» SOURCE DATA

**********

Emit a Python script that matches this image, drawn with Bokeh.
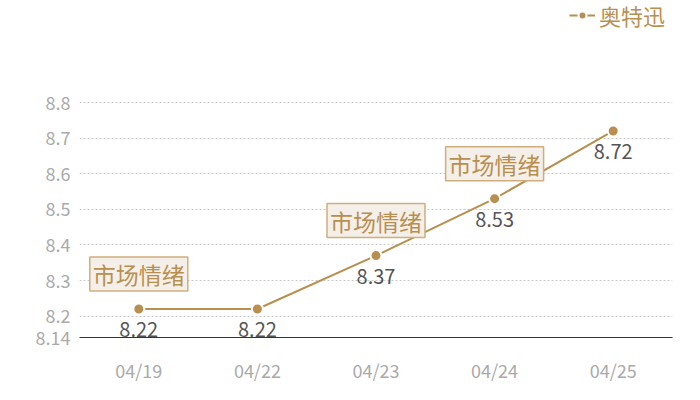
from bokeh.plotting import figure
from bokeh.models import ColumnDataSource, LabelSet, FixedTicker, Legend, LegendItem
from bokeh.core.properties import value
from bokeh.embed import file_html
from bokeh.resources import INLINE

dates = ["04/19", "04/22", "04/23", "04/24", "04/25"]
prices = [8.22, 8.22, 8.37, 8.53, 8.72]
series_name = "奥特迅"
note_dates = ["04/19", "04/23", "04/24"]
note_values = [8.22, 8.37, 8.53]
note_text = ["市场情绪", "市场情绪", "市场情绪"]
y_ticks = [8.14, 8.2, 8.3, 8.4, 8.5, 8.6, 8.7, 8.8]
y_tick_labels = ["8.14", "8.2", "8.3", "8.4", "8.5", "8.6", "8.7", "8.8"]

GOLD = "#b98f4f"
FONT = "Noto Sans CJK SC"

# y range extended upward so the legend sits inside the frame (top gridline 8.8 stays at ~102px)
p = figure(width=692, height=392, x_range=dates, y_range=(8.14, 9.0865),
           output_backend="svg", toolbar_location=None,
           min_border_left=79, min_border_right=20, min_border_top=0, min_border_bottom=55)
p.outline_line_color = None
p.background_fill_color = "white"

src = ColumnDataSource(dict(x=dates, y=prices, lbl=[f"{v:.2f}" for v in prices]))
line = p.line("x", "y", source=src, line_color=GOLD, line_width=2)
pts = p.scatter("x", "y", source=src, size=11, fill_color=GOLD, line_color="white", line_width=2)

labels = LabelSet(x="x", y="y", text="lbl", source=src, y_offset=-13,
                  text_align="center", text_baseline="top", text_color="#555555",
                  text_font=value(FONT), text_font_size="20px")
p.add_layout(labels)

nsrc = ColumnDataSource(dict(x=note_dates, y=note_values, t=note_text))
p.text(x="x", y="y", text="t", source=nsrc, y_offset=-35,
       text_align="center", text_baseline="middle", text_color=GOLD,
       text_font=value(FONT), text_font_size="23px",
       background_fill_color="#f4efe8", border_line_color="#cfae7c",
       border_line_width=1.5, padding=dict(left=3, right=3, top=0, bottom=0))

# axes
p.yaxis.ticker = FixedTicker(ticks=y_ticks)
p.yaxis.major_label_overrides = {t: l for t, l in zip(y_ticks, y_tick_labels)}
p.yaxis.axis_line_color = None
p.yaxis.major_tick_line_color = None
p.yaxis.minor_tick_line_color = None
p.yaxis.major_label_text_color = "#aaaaaa"
p.yaxis.major_label_text_font = FONT
p.yaxis.major_label_text_font_size = "18px"
p.yaxis.major_label_standoff = 3

p.xaxis.axis_line_color = "#333333"
p.xaxis.axis_line_width = 1
p.xaxis.major_tick_line_color = None
p.xaxis.minor_tick_line_color = None
p.xaxis.major_label_text_color = "#aaaaaa"
p.xaxis.major_label_text_font = FONT
p.xaxis.major_label_text_font_size = "18px"
p.xaxis.major_label_standoff = 13

p.xgrid.grid_line_color = None
p.ygrid.grid_line_color = "#c8c8c8"
p.ygrid.grid_line_dash = "2 2"
p.ygrid.grid_line_width = 1

legend = Legend(items=[LegendItem(label=series_name, renderers=[line, pts])],
                location=(490, 306), orientation="horizontal",
                background_fill_alpha=0, border_line_color=None,
                label_text_color=GOLD, label_text_font=FONT, label_text_font_size="22px",
                glyph_width=26, label_standoff=4, padding=0, margin=0)
p.add_layout(legend)

open("out.html", "w").write(file_html(p, INLINE))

**********

» THE EXERCISE
Take the listing above and print it exactly, apart from the pictures.

» WRITTEN ANSWER
Emit a Python script that matches this image, drawn with Bokeh.
from bokeh.plotting import figure
from bokeh.models import ColumnDataSource, LabelSet, FixedTicker, Legend, LegendItem
from bokeh.core.properties import value
from bokeh.embed import file_html
from bokeh.resources import INLINE

dates = ["04/19", "04/22", "04/23", "04/24", "04/25"]
prices = [8.22, 8.22, 8.37, 8.53, 8.72]
series_name = "奥特迅"
note_dates = ["04/19", "04/23", "04/24"]
note_values = [8.22, 8.37, 8.53]
note_text = ["市场情绪", "市场情绪", "市场情绪"]
y_ticks = [8.14, 8.2, 8.3, 8.4, 8.5, 8.6, 8.7, 8.8]
y_tick_labels = ["8.14", "8.2", "8.3", "8.4", "8.5", "8.6", "8.7", "8.8"]

GOLD = "#b98f4f"
FONT = "Noto Sans CJK SC"

# y range extended upward so the legend sits inside the frame (top gridline 8.8 stays at ~102px)
p = figure(width=692, height=392, x_range=dates, y_range=(8.14, 9.0865),
           output_backend="svg", toolbar_location=None,
           min_border_left=79, min_border_right=20, min_border_top=0, min_border_bottom=55)
p.outline_line_color = None
p.background_fill_color = "white"

src = ColumnDataSource(dict(x=dates, y=prices, lbl=[f"{v:.2f}" for v in prices]))
line = p.line("x", "y", source=src, line_color=GOLD, line_width=2)
pts = p.scatter("x", "y", source=src, size=11, fill_color=GOLD, line_color="white", line_width=2)

labels = LabelSet(x="x", y="y", text="lbl", source=src, y_offset=-13,
                  text_align="center", text_baseline="top", text_color="#555555",
                  text_font=value(FONT), text_font_size="20px")
p.add_layout(labels)

nsrc = ColumnDataSource(dict(x=note_dates, y=note_values, t=note_text))
p.text(x="x", y="y", text="t", source=nsrc, y_offset=-35,
       text_align="center", text_baseline="middle", text_color=GOLD,
       text_font=value(FONT), text_font_size="23px",
       background_fill_color="#f4efe8", border_line_color="#cfae7c",
       border_line_width=1.5, padding=dict(left=3, right=3, top=0, bottom=0))

# axes
p.yaxis.ticker = FixedTicker(ticks=y_ticks)
p.yaxis.major_label_overrides = {t: l for t, l in zip(y_ticks, y_tick_labels)}
p.yaxis.axis_line_color = None
p.yaxis.major_tick_line_color = None
p.yaxis.minor_tick_line_color = None
p.yaxis.major_label_text_color = "#aaaaaa"
p.yaxis.major_label_text_font = FONT
p.yaxis.major_label_text_font_size = "18px"
p.yaxis.major_label_standoff = 3

p.xaxis.axis_line_color = "#333333"
p.xaxis.axis_line_width = 1
p.xaxis.major_tick_line_color = None
p.xaxis.minor_tick_line_color = None
p.xaxis.major_label_text_color = "#aaaaaa"
p.xaxis.major_label_text_font = FONT
p.xaxis.major_label_text_font_size = "18px"
p.xaxis.major_label_standoff = 13

p.xgrid.grid_line_color = None
p.ygrid.grid_line_color = "#c8c8c8"
p.ygrid.grid_line_dash = "2 2"
p.ygrid.grid_line_width = 1

legend = Legend(items=[LegendItem(label=series_name, renderers=[line, pts])],
                location=(490, 306), orientation="horizontal",
                background_fill_alpha=0, border_line_color=None,
                label_text_color=GOLD, label_text_font=FONT, label_text_font_size="22px",
                glyph_width=26, label_standoff=4, padding=0, margin=0)
p.add_layout(legend)

open("out.html", "w").write(file_html(p, INLINE))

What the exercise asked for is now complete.